Please print exactly the lines below, from the start of the material up to and including the line with "gridcolor=GRID_COLOR, gridwidth=1, griddash=GRID_DASH)", but none of the pictures.

══════════

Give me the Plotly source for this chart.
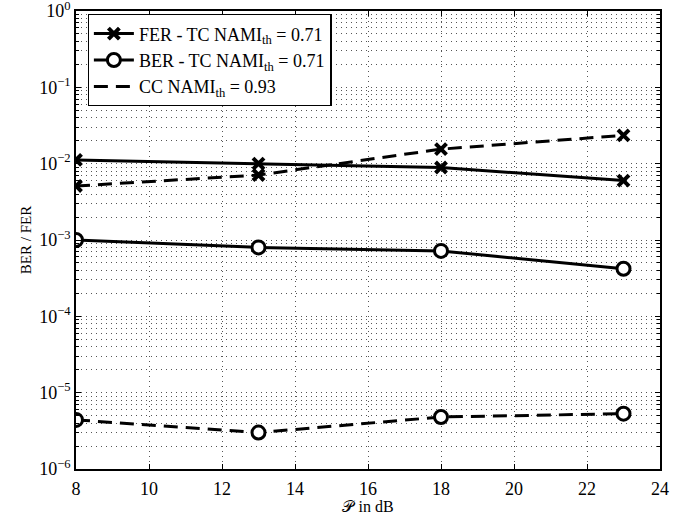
import plotly.graph_objects as go

snr_db = [8, 13, 18, 23]
fer_tc = [1.12e-2, 1.0e-2, 8.9e-3, 6.0e-3]
ber_tc = [1.0e-3, 8.0e-4, 7.2e-4, 4.2e-4]
fer_cc = [5.1e-3, 7.1e-3, 1.55e-2, 2.35e-2]
ber_cc = [4.4e-6, 3.0e-6, 4.8e-6, 5.3e-6]

name_fer_tc = "FER - TC NAMI<sub>th</sub> = 0.71"
name_ber_tc = "BER - TC NAMI<sub>th</sub> = 0.71"
name_cc = "CC NAMI<sub>th</sub> = 0.93"

y_major = [1e-6, 1e-5, 1e-4, 1e-3, 1e-2, 1e-1, 1e0]
y_labels = ["10<sup>−6</sup>", "10<sup>−5</sup>", "10<sup>−4</sup>", "10<sup>−3</sup>",
            "10<sup>−2</sup>", "10<sup>−1</sup>", "10<sup>0</sup>"]
y_minor = [k * d for d in y_major[:-1] for k in range(2, 10)]
x_ticks = [8, 10, 12, 14, 16, 18, 20, 22, 24]

FONT = "Liberation Serif"
LW = 3
DASH = "14px,8px"
GRID_DASH = "1px,4px"
GRID_COLOR = "#555"

x_marker = dict(symbol="x-thin-open", size=11, color="black", line=dict(color="black", width=4))
o_marker = dict(symbol="circle", size=13, color="white", line=dict(color="black", width=3))

fig = go.Figure()
fig.add_trace(go.Scatter(x=snr_db, y=fer_tc, mode="lines+markers", name=name_fer_tc,
                         line=dict(color="black", width=LW), marker=x_marker))
fig.add_trace(go.Scatter(x=snr_db, y=ber_tc, mode="lines+markers", name=name_ber_tc,
                         line=dict(color="black", width=LW), marker=o_marker))
fig.add_trace(go.Scatter(x=[None], y=[None], mode="lines", name=name_cc,
                         line=dict(color="black", width=LW, dash=DASH)))
fig.add_trace(go.Scatter(x=snr_db, y=fer_cc, mode="lines+markers", showlegend=False,
                         line=dict(color="black", width=LW, dash=DASH), marker=x_marker))
fig.add_trace(go.Scatter(x=snr_db, y=ber_cc, mode="lines+markers", showlegend=False,
                         line=dict(color="black", width=LW, dash=DASH), marker=o_marker))

grid = dict(showgrid=True, gridcolor=GRID_COLOR, gridwidth=1, griddash=GRID_DASH)

fig.update_layout(
    width=683, height=515,
    margin=dict(l=76, r=23, t=11, b=46),
    paper_bgcolor="white", plot_bgcolor="white",
    font=dict(family=FONT, size=18, color="black"),
    legend=dict(x=0.02, y=0.993, xanchor="left", yanchor="top",
                bgcolor="white", bordercolor="black", borderwidth=1.2,
                font=dict(family=FONT, size=18), tracegroupgap=0, itemwidth=40),
    xaxis=dict(range=[8, 24], tickmode="array", tickvals=x_ticks, automargin=False,
               ticks="inside", ticklen=5, tickcolor="black", ticklabelstandoff=3,
               ticklabeloverflow="allow",
               showline=True, linecolor="black", linewidth=1.5, mirror="ticks",
               zeroline=False, tickfont=dict(size=18),
               title=dict(text="𝒫 in dB", font=dict(size=16), standoff=0),
               **grid),
    yaxis=dict(type="log", range=[-6, 0], tickmode="array", tickvals=y_major, ticktext=y_labels,
               automargin=False, ticklabeloverflow="allow",
               ticks="inside", ticklen=5, tickcolor="black",
               showline=True, linecolor="black", linewidth=1.5, mirror="allticks",
               zeroline=False, tickfont=dict(size=18),
               title=dict(text="BER / FER", font=dict(size=15), standoff=4),
               minor=dict(tickmode="array", tickvals=y_minor, ticks="inside", ticklen=3,
                          tickcolor="black", showgrid=True, gridcolor=GRID_COLOR,
                          griddash=GRID_DASH, gridwidth=1),
               **grid),
)

fig.write_html("out.html")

══════════

### Output below
Give me the Plotly source for this chart.
import plotly.graph_objects as go

snr_db = [8, 13, 18, 23]
fer_tc = [1.12e-2, 1.0e-2, 8.9e-3, 6.0e-3]
ber_tc = [1.0e-3, 8.0e-4, 7.2e-4, 4.2e-4]
fer_cc = [5.1e-3, 7.1e-3, 1.55e-2, 2.35e-2]
ber_cc = [4.4e-6, 3.0e-6, 4.8e-6, 5.3e-6]

name_fer_tc = "FER - TC NAMI<sub>th</sub> = 0.71"
name_ber_tc = "BER - TC NAMI<sub>th</sub> = 0.71"
name_cc = "CC NAMI<sub>th</sub> = 0.93"

y_major = [1e-6, 1e-5, 1e-4, 1e-3, 1e-2, 1e-1, 1e0]
y_labels = ["10<sup>−6</sup>", "10<sup>−5</sup>", "10<sup>−4</sup>", "10<sup>−3</sup>",
            "10<sup>−2</sup>", "10<sup>−1</sup>", "10<sup>0</sup>"]
y_minor = [k * d for d in y_major[:-1] for k in range(2, 10)]
x_ticks = [8, 10, 12, 14, 16, 18, 20, 22, 24]

FONT = "Liberation Serif"
LW = 3
DASH = "14px,8px"
GRID_DASH = "1px,4px"
GRID_COLOR = "#555"

x_marker = dict(symbol="x-thin-open", size=11, color="black", line=dict(color="black", width=4))
o_marker = dict(symbol="circle", size=13, color="white", line=dict(color="black", width=3))

fig = go.Figure()
fig.add_trace(go.Scatter(x=snr_db, y=fer_tc, mode="lines+markers", name=name_fer_tc,
                         line=dict(color="black", width=LW), marker=x_marker))
fig.add_trace(go.Scatter(x=snr_db, y=ber_tc, mode="lines+markers", name=name_ber_tc,
                         line=dict(color="black", width=LW), marker=o_marker))
fig.add_trace(go.Scatter(x=[None], y=[None], mode="lines", name=name_cc,
                         line=dict(color="black", width=LW, dash=DASH)))
fig.add_trace(go.Scatter(x=snr_db, y=fer_cc, mode="lines+markers", showlegend=False,
                         line=dict(color="black", width=LW, dash=DASH), marker=x_marker))
fig.add_trace(go.Scatter(x=snr_db, y=ber_cc, mode="lines+markers", showlegend=False,
                         line=dict(color="black", width=LW, dash=DASH), marker=o_marker))

grid = dict(showgrid=True, gridcolor=GRID_COLOR, gridwidth=1, griddash=GRID_DASH)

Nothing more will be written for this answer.